2009年3月30日月曜日

たまにはオスカー

受賞してもアカデミー賞なんざすっぽかしたウッディ・アレンが好きだからといってオスカーを受賞した映画を見ないわけではない。とりわけ試写会に呼んでくれるなら。しかも監督がダニー・ボイルなら。

……そんなわけで、試写会に呼んでもらってギャガ試写室で見てきた。ダニー・ボイル監督『スラムドッグ$ミリオネア』(2008)。

メキシコに行っていた時、既に現地で封切られていたので、本当は我が家から六本木までの交通費以下の値段で見ようと思えば見られた作品。
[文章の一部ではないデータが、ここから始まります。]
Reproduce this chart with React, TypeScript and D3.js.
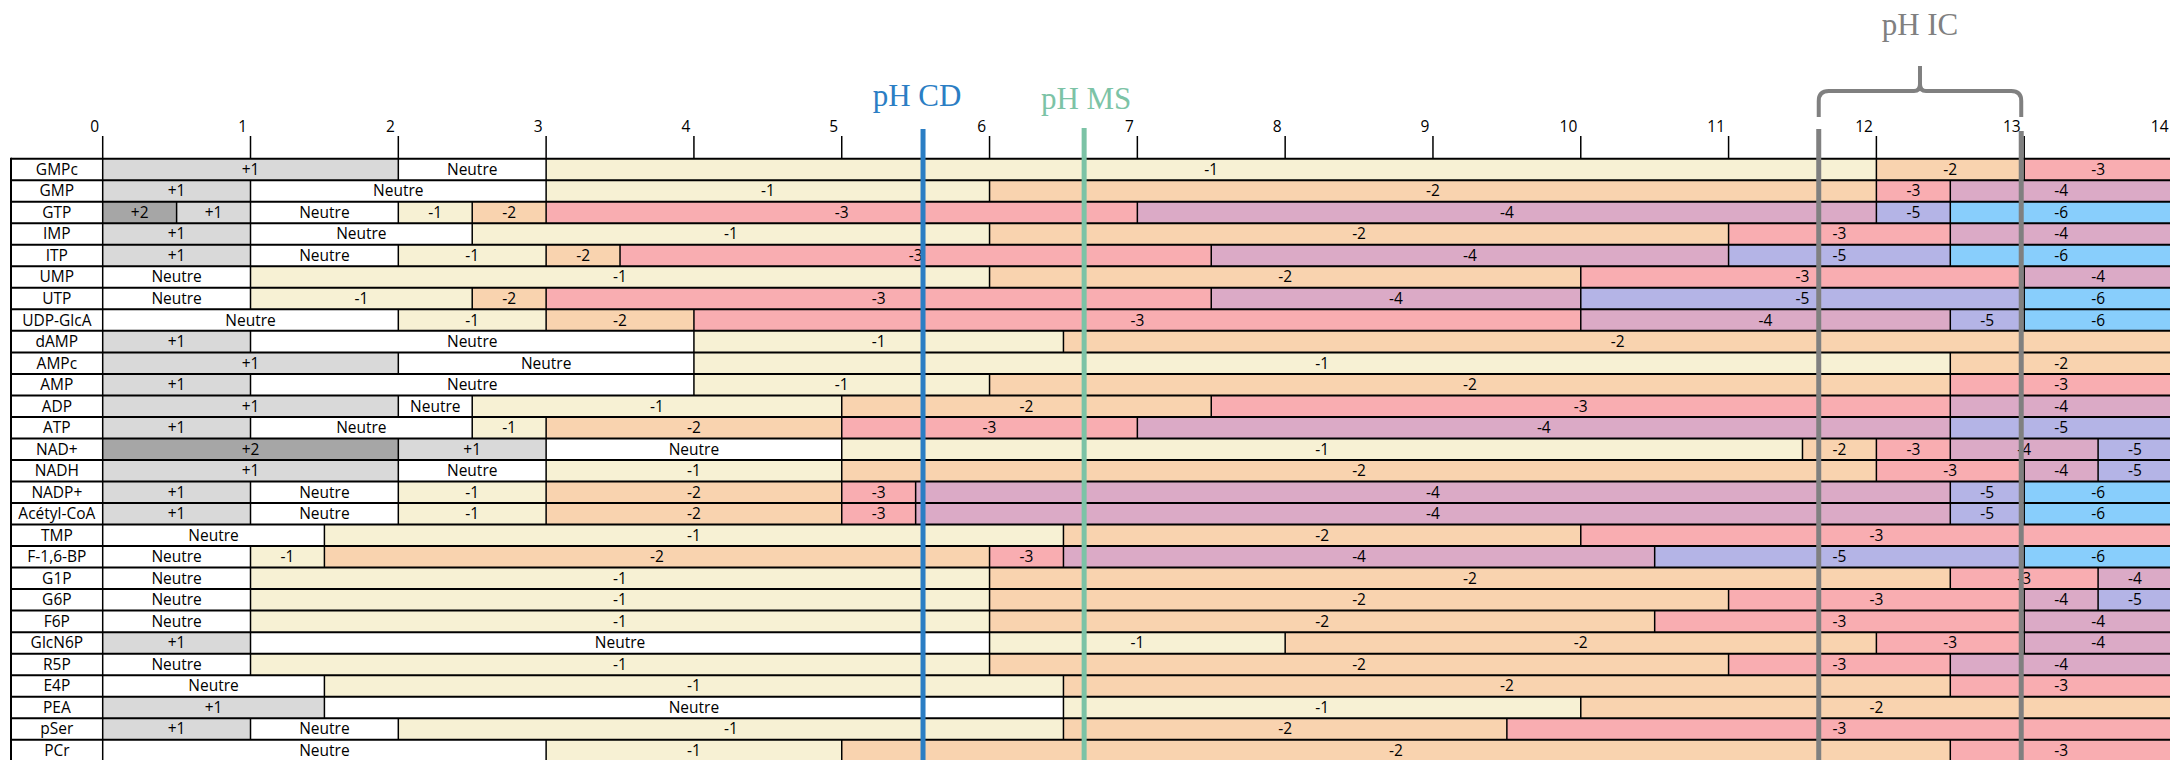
import React from 'react'
import { scaleLinear, scaleBand, range } from 'd3'

// molecules (rows), charge at pH 0, then pH where charge drops by one
const molecules = [
  'GMPc', 'GMP', 'GTP', 'IMP', 'ITP', 'UMP', 'UTP', 'UDP-GlcA', 'dAMP', 'AMPc',
  'AMP', 'ADP', 'ATP', 'NAD+', 'NADH', 'NADP+', 'Acétyl-CoA', 'TMP', 'F-1,6-BP',
  'G1P', 'G6P', 'F6P', 'GlcN6P', 'R5P', 'E4P', 'PEA', 'pSer', 'PCr'
]

const startCharge = [1, 1, 2, 1, 1, 0, 0, 0, 1, 1, 1, 1, 1, 2, 1, 1, 1, 0, 0, 0, 0, 0, 1, 0, 0, 1, 1, 0]

const transitions = [
  [2, 3, 12, 13],
  [1, 3, 6, 12, 12.5],
  [0.5, 1, 2, 2.5, 3, 7, 12, 12.5],
  [1, 2.5, 6, 11, 12.5],
  [1, 2, 3, 3.5, 7.5, 11, 12.5],
  [1, 6, 10, 13],
  [1, 2.5, 3, 7.5, 10, 13],
  [2, 3, 4, 10, 12.5, 13],
  [1, 4, 6.5],
  [2, 4, 12.5],
  [1, 4, 6, 12.5],
  [2, 2.5, 5, 7.5, 12.5],
  [1, 2.5, 3, 5, 7, 12.5],
  [2, 3, 5, 11.5, 12, 12.5, 13.5],
  [2, 3, 5, 12, 13, 13.5],
  [1, 2, 3, 5, 5.5, 12.5, 13],
  [1, 2, 3, 5, 5.5, 12.5, 13],
  [1.5, 6.5, 10],
  [1, 1.5, 6, 6.5, 10.5, 13],
  [1, 6, 12.5, 13.5],
  [1, 6, 11, 13, 13.5],
  [1, 6, 10.5, 13],
  [1, 6, 8, 12, 13],
  [1, 6, 11, 12.5],
  [1.5, 6.5, 12.5],
  [1.5, 6.5, 10],
  [1, 2, 6.5, 9.5],
  [3, 5, 12.5]
]

const phTicks = range(0, 15)
const phCD = 5.55
const phMS = 6.64
const phIC = [11.61, 12.98]

const chargeColors: Record<string, string> = {
  '2': '#a6a6a6',
  '1': '#d9d9d9',
  '0': '#ffffff',
  '-1': '#f7f1d4',
  '-2': '#f9d3af',
  '-3': '#f9adb1',
  '-4': '#dbaac6',
  '-5': '#b4b4e6',
  '-6': '#88cefc'
}

const chargeLabel = (c: number) => (c > 0 ? `+${c}` : c === 0 ? 'Neutre' : `${c}`)

const W = 2170
const H = 760
const labelLeft = 11
const top = 158.7
const rowH = 21.52
const font = "'Open Sans', sans-serif"
const fs = 15.5

export default function App() {
  const x = scaleLinear().domain([0, 14]).range([102.7, 2172])
  const y = scaleBand<string>()
    .domain(molecules)
    .range([top, top + rowH * molecules.length])
    .padding(0)

  const rows = molecules.map((m, i) => {
    const edges = [0, ...transitions[i], 14]
    const segs = edges.slice(0, -1).map((p, j) => ({
      from: p,
      to: edges[j + 1],
      charge: startCharge[i] - j
    }))
    return { name: m, segs, cuts: transitions[i] }
  })

  const bw = y.bandwidth()
  const a = x(phIC[0])
  const b = x(phIC[1])
  const m = (a + b) / 2
  const brace = `M${a},117 V101 Q${a},91 ${a + 10},91 H${m - 6} Q${m},91 ${m},84 V66 M${m},84 Q${m},91 ${m + 6},91 H${b - 10} Q${b},91 ${b},101 V117`

  return (
    <svg width={W} height={H} style={{ position: 'absolute', left: 0, top: 0, background: '#fff' }}>
      {/* segments */}
      {rows.map(r => (
        <g key={r.name}>
          <rect x={labelLeft} y={y(r.name)} width={x(0) - labelLeft} height={bw} fill="#fff" />
          <text x={(labelLeft + x(0)) / 2} y={y(r.name)! + bw / 2} dy="0.35em" textAnchor="middle"
            fontFamily={font} fontSize={fs}>{r.name}</text>
          {r.segs.map(s => (
            <rect key={s.from} x={x(s.from)} y={y(r.name)} width={x(s.to) - x(s.from)} height={bw}
              fill={chargeColors[String(s.charge)]} />
          ))}
          {r.segs.map(s => (
            <text key={'t' + s.from} x={(x(s.from) + x(s.to)) / 2} y={y(r.name)! + bw / 2} dy="0.35em"
              textAnchor="middle" fontFamily={font} fontSize={fs}>{chargeLabel(s.charge)}</text>
          ))}
          {r.cuts.map(c => (
            <line key={'c' + c} x1={x(c)} x2={x(c)} y1={y(r.name)} y2={y(r.name)! + bw}
              stroke="#000" strokeWidth={1.5} />
          ))}
        </g>
      ))}

      {/* table lines */}
      {molecules.map((mo, i) => (
        <line key={'h' + i} x1={labelLeft} x2={W} y1={y(mo)} y2={y(mo)} stroke="#000" strokeWidth={2} />
      ))}
      <line x1={labelLeft} x2={labelLeft} y1={top - 1} y2={H} stroke="#000" strokeWidth={2} />
      <line x1={x(0)} x2={x(0)} y1={top} y2={H} stroke="#000" strokeWidth={1.5} />

      {/* top axis */}
      {phTicks.map(t => (
        <g key={'tick' + t}>
          <line x1={x(t)} x2={x(t)} y1={136} y2={top} stroke="#000" strokeWidth={1.5} />
          <text x={x(t) - 3.5} y={132} textAnchor="end" fontFamily={font} fontSize={fs}>{t}</text>
        </g>
      ))}

      {/* pH markers */}
      <line x1={x(phCD)} x2={x(phCD)} y1={129} y2={H} stroke="#2b7ec4" strokeWidth={5} />
      <text x={x(phCD) - 6} y={106} textAnchor="middle" fontFamily="'Liberation Serif', serif"
        fontSize={31} fill="#2b7ec4">pH CD</text>

      <line x1={x(phMS)} x2={x(phMS)} y1={128} y2={H} stroke="#7cc3a6" strokeWidth={5} />
      <text x={x(phMS) + 2} y={109} textAnchor="middle" fontFamily="'Liberation Serif', serif"
        fontSize={31} fill="#7cc3a6">pH MS</text>

      <line x1={a} x2={a} y1={129} y2={H} stroke="#808080" strokeWidth={5} />
      <line x1={b} x2={b} y1={131} y2={H} stroke="#808080" strokeWidth={5} />
      <path d={brace} fill="none" stroke="#808080" strokeWidth={4} />
      <text x={m} y={35} textAnchor="middle" fontFamily="'Liberation Serif', serif"
        fontSize={31} fill="#808080">pH IC</text>
    </svg>
  )
}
日本では「クイズ$ミリオネア」の名で放送されていたTVのクイズ番組。イギリスを発祥地として世界各国でほぼ同一規格で放送されたこの番組は、まさにグローバル・スタンダードという名詞を想起させるし、一夜にして大金持ちが誕生する(金持ちとそうではない人間とが分けられる)という点においても、グローバリズムの時代の申し子ともいうべき。そこに出演して獲得賞金をのばしていった少年が、詐欺をしたんじゃないかと警察で取り調べを受けるはめになり、スラム育ちの無学の少年でも答えを知り得るにいたる過程を、回想の形で説明していく。最後には最高賞金を獲得するが、必ずしもハッピー・エンディングとも言えないところなどはいい。一攫千金の夢の物語というよりは、あくまでも社会を描こうとするもの。
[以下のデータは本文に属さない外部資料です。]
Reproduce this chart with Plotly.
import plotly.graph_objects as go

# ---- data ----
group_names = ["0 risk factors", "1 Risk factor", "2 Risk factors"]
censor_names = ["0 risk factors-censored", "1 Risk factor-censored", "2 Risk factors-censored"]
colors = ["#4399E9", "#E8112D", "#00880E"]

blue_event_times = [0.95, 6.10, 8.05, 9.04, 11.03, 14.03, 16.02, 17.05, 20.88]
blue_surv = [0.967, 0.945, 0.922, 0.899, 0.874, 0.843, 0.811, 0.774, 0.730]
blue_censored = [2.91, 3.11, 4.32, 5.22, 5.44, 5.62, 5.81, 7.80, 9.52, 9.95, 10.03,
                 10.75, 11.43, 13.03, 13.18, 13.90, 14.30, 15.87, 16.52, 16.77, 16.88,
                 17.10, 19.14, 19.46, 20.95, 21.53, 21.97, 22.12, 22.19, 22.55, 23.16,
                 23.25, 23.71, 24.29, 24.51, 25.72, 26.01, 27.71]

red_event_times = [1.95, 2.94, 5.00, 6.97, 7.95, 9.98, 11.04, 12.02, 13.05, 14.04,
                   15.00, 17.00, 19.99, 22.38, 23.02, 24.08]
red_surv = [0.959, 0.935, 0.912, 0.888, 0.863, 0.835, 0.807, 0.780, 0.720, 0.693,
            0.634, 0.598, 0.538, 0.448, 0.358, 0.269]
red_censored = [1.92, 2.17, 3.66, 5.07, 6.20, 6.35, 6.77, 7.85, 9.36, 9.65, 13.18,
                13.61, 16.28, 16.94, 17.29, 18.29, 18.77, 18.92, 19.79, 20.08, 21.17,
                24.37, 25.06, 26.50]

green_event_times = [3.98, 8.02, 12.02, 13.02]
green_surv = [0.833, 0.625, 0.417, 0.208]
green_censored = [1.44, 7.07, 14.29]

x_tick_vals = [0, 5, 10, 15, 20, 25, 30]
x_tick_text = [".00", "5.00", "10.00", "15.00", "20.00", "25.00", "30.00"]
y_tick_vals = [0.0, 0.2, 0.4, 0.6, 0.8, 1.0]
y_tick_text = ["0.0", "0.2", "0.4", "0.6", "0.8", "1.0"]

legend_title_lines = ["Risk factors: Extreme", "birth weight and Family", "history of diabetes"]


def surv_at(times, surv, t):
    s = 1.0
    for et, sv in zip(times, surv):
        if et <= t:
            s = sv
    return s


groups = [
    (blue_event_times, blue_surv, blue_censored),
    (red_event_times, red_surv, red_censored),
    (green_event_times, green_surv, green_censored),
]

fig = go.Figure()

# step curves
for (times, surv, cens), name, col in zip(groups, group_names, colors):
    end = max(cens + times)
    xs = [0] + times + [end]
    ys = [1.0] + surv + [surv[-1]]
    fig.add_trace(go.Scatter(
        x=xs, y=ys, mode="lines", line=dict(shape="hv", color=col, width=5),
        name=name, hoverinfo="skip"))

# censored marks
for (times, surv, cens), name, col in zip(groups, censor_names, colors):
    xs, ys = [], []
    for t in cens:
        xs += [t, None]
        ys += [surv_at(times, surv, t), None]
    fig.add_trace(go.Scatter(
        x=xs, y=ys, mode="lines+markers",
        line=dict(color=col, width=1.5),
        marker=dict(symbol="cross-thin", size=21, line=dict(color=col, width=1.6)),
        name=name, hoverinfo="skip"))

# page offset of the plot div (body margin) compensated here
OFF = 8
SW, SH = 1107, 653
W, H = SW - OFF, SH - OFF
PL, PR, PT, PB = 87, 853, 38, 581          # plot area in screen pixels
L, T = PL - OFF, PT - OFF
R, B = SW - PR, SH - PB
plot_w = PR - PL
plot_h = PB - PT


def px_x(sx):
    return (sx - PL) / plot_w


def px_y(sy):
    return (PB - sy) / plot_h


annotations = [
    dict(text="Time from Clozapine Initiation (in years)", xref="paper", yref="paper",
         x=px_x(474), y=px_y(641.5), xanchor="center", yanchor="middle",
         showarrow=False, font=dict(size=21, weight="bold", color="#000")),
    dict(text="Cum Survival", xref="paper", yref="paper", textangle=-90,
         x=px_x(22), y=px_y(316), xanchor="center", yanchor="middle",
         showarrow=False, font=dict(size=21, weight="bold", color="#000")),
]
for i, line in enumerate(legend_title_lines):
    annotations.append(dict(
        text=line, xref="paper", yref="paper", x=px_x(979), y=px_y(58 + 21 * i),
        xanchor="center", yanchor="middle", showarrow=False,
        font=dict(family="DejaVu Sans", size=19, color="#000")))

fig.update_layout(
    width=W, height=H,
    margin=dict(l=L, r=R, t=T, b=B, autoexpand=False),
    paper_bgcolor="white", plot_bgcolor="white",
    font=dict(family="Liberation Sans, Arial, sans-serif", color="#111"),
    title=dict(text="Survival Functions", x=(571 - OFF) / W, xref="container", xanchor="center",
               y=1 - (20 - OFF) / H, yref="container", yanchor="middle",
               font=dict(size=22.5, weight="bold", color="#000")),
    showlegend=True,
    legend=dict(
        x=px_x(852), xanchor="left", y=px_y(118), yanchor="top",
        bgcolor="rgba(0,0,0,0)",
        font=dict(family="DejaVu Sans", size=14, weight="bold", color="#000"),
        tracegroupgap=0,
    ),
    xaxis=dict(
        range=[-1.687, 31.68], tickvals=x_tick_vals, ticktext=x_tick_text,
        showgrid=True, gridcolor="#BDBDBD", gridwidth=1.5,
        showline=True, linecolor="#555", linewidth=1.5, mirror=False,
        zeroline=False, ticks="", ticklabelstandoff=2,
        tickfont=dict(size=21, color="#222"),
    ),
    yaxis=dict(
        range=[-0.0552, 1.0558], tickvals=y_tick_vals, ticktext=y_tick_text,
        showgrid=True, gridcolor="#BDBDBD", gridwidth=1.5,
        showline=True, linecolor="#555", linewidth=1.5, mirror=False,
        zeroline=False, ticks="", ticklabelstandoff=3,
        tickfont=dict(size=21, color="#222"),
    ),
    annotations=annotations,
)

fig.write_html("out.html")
さすがは『トレイン・スポッティング』の監督だけあってリズムがいい。成長した主人公が面と向き合うことになった兄がムンバイの街について語るところなどは、トマス・グティエレス=アレアの映画で、倒壊するハバナの美しさが語られるシーンと対照をなしているかのようだった。

「それは書かれていた」という表現が「運命だった」と訳されていて、それはそれで映画字幕としては問題ないと思うのだが、ひねりの味が落ちて悩ましいところ。
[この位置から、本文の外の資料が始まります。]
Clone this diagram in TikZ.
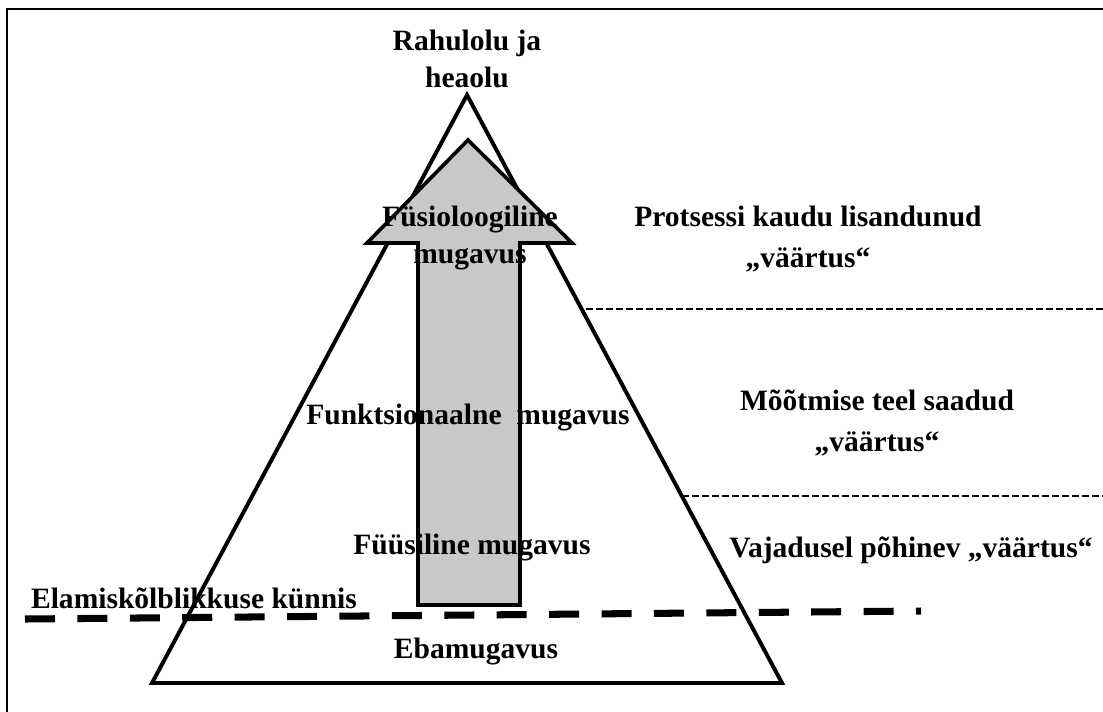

さすがに話題作だけあって、平日昼間の試写だったが、人がいっぱいだった。夕方から仕事の打ち合わせ(これも映画に関係する仕事だ)で研究室に行かねばならなかったのだが、途中、新宿と吉祥寺によったら、吉祥寺では3人もの教え子と顔を合わせた。うむ。悪いことはできない。悪いことなどしていないけど。